Newly produced spermatozoa within the testis do not have fertilizing ability but become fully functional when they mature in the epididymis. The development of the epididymis itself is dependent on testicular factors arriving via luminal flow. Improper signaling between the testis and epididymis is hypothesized to result in male infertility. Kiyozumi et al. identified NELL2 as a testicular luminal protein that binds to its receptor, ROS1, on the luminal epididymis surface and induces epididymal differentiation (see the Perspective by Lord and Oatley). In turn, differentiated epididymis secretes a fertility-essential protease, ovochymase-2, to make spermatozoa fully mature and functional. Thus, testis-epididymis interorgan communication by this “lumicrine” regulation ensures mammalian reproduction.

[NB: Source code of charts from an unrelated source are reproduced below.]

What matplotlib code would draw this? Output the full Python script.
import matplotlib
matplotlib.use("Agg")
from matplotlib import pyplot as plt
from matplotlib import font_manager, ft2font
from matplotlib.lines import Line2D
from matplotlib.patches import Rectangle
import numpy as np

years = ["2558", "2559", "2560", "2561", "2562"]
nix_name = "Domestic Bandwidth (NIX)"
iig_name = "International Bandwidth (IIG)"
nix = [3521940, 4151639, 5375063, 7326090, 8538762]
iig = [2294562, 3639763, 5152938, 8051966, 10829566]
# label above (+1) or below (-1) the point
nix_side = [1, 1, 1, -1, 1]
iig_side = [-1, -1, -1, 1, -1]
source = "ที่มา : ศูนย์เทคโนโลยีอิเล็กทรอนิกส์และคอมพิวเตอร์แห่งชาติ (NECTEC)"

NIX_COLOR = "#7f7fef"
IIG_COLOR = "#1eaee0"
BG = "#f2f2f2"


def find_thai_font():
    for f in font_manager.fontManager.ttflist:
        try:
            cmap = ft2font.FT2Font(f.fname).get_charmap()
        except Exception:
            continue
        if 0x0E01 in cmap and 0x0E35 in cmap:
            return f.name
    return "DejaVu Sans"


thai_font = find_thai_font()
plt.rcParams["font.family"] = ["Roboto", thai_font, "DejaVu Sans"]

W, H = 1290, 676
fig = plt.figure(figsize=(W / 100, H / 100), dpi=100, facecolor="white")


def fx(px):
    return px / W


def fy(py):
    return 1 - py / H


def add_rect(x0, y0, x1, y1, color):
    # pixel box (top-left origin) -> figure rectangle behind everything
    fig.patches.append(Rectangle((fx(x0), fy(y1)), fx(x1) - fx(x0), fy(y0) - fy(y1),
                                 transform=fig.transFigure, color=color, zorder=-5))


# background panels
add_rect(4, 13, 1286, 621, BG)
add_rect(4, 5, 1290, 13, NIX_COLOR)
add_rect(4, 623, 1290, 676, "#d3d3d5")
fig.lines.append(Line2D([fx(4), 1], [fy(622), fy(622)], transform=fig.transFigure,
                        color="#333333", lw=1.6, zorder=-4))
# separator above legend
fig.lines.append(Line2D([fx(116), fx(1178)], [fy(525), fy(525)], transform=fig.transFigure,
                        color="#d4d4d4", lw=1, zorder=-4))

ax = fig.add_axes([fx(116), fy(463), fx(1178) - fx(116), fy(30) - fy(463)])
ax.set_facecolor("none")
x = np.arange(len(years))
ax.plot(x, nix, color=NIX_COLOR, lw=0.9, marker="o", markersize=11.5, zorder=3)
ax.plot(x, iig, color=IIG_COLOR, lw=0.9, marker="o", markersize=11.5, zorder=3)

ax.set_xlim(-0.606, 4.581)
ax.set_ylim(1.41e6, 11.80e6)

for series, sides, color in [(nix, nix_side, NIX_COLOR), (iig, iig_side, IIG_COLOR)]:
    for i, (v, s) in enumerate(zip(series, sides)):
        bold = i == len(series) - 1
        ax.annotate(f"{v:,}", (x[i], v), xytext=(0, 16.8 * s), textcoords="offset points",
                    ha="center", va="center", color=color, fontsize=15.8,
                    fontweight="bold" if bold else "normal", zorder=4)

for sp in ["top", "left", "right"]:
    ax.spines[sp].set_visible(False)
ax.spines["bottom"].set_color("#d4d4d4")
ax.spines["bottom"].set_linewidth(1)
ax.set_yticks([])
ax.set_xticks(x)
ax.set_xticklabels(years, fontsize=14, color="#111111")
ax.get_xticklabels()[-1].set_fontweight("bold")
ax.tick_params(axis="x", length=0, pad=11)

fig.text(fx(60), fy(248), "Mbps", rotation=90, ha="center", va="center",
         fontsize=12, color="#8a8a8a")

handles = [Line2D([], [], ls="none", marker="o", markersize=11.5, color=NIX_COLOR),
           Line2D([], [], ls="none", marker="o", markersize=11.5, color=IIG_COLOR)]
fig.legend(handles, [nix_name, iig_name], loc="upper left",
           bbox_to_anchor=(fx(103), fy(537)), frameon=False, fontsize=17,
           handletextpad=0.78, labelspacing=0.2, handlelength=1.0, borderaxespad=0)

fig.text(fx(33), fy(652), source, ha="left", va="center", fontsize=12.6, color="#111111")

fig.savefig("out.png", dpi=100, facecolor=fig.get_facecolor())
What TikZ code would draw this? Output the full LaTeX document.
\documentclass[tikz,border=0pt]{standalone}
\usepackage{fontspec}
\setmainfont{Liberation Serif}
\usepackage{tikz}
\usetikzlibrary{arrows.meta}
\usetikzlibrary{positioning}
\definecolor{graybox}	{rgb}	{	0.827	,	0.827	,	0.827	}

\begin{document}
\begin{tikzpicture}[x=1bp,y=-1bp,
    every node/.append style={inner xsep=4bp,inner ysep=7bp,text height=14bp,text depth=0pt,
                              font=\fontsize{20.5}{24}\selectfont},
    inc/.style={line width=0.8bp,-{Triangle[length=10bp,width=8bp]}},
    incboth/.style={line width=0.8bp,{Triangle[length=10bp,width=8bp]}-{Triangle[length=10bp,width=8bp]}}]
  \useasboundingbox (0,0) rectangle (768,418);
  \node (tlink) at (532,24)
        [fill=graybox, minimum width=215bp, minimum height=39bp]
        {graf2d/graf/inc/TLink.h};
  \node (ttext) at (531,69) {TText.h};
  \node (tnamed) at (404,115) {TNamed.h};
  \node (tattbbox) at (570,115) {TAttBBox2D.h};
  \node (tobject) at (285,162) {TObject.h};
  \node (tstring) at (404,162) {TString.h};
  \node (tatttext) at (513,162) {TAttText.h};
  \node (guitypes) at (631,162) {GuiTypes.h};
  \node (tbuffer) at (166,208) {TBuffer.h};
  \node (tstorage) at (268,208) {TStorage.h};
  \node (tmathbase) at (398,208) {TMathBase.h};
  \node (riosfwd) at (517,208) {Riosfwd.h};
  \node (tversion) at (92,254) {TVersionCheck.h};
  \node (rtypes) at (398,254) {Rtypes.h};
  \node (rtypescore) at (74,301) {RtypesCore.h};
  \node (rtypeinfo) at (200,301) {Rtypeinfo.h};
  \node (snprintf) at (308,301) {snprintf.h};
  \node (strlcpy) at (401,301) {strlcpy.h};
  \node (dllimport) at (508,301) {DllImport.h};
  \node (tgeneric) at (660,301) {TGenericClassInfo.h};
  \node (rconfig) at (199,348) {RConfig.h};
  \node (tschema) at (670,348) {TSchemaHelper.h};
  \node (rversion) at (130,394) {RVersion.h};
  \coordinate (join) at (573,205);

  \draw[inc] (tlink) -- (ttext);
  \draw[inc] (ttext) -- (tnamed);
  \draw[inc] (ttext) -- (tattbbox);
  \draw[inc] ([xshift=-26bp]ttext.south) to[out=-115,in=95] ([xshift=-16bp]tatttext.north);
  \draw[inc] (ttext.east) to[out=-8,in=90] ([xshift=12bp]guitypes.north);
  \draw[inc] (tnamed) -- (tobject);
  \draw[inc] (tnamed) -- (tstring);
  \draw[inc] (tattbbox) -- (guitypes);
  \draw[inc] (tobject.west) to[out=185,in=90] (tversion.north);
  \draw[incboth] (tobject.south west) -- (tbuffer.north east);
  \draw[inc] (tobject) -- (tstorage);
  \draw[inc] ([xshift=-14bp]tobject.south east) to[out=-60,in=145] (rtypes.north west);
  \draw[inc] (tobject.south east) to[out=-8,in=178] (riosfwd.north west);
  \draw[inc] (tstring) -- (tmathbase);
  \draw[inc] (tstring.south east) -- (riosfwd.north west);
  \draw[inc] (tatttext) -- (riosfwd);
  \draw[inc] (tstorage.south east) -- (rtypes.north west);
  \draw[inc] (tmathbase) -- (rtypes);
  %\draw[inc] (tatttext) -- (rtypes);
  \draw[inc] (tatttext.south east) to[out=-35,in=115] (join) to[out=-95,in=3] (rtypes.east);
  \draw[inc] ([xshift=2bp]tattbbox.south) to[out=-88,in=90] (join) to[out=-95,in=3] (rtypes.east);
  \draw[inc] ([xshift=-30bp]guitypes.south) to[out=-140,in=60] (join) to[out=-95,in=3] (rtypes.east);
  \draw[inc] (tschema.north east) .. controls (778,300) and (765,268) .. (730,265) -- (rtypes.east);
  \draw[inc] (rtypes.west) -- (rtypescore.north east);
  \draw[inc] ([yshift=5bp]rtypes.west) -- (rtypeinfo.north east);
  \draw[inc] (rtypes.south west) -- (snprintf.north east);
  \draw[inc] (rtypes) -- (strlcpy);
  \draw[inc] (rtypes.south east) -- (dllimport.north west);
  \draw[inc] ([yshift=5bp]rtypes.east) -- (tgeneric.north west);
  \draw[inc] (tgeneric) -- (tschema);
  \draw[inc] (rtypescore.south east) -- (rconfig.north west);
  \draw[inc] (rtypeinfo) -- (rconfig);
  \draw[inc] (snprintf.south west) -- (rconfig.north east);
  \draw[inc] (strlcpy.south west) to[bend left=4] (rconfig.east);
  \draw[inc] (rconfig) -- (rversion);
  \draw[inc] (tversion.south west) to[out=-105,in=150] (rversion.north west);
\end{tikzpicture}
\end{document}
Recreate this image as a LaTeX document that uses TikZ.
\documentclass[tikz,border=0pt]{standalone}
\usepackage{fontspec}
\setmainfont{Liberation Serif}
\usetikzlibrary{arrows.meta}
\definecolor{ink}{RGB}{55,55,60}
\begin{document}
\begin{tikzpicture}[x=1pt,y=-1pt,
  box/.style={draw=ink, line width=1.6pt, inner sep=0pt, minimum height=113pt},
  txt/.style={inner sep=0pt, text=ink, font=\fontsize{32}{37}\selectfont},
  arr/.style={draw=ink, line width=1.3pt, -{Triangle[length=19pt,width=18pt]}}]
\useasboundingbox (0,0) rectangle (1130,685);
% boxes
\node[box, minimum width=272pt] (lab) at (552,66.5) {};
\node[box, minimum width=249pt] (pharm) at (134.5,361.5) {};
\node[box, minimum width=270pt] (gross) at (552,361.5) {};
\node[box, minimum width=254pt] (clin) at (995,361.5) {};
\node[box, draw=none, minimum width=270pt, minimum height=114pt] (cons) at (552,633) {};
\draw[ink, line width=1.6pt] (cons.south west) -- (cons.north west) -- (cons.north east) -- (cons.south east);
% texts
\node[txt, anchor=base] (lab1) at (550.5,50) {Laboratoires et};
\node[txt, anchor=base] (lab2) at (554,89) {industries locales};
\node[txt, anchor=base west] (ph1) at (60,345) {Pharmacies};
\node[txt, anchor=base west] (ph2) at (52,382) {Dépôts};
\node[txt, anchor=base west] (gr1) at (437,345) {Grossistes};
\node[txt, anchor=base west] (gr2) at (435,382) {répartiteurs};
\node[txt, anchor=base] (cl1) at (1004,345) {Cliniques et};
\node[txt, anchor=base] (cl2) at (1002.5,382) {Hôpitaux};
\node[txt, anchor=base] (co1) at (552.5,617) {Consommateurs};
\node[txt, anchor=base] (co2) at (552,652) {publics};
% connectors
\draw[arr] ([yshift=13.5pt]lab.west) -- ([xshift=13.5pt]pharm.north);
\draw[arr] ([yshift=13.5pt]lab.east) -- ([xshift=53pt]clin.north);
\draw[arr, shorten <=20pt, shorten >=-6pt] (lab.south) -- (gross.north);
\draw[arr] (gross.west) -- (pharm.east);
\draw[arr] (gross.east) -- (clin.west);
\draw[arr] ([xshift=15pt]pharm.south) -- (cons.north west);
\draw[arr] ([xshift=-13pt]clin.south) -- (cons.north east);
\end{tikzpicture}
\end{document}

Science, this issue p. 1132; see also p. 1053

Abstract

The lumicrine system is a postulated signaling system in which testis-derived (upstream) secreted factors enter the male reproductive tract to regulate epididymal (downstream) pathways required for sperm maturation. Until now, no lumicrine factors have been identified. We demonstrate that a testicular germ-cell–secreted epidermal growth factor–like protein, neural epidermal growth factor–like–like 2 (NELL2), specifically binds to an orphan receptor tyrosine kinase, c-ros oncogene 1 (ROS1), and mediates the differentiation of the initial segment (IS) of the caput epididymis. Male mice in which Nell2 had been knocked out were infertile. The IS-specific secreted proteases, ovochymase 2 (OVCH2) and A disintegrin and metallopeptidase 28 (ADAM28), were expressed upon IS maturation, and OVCH2 was required for processing of the sperm surface protein ADAM3, which is required for sperm fertilizing ability. This work identifies a lumicrine system essential for testis-epididymis-spermatozoa (NELL2-ROS1-OVCH2-ADAM3) signaling and male fertility.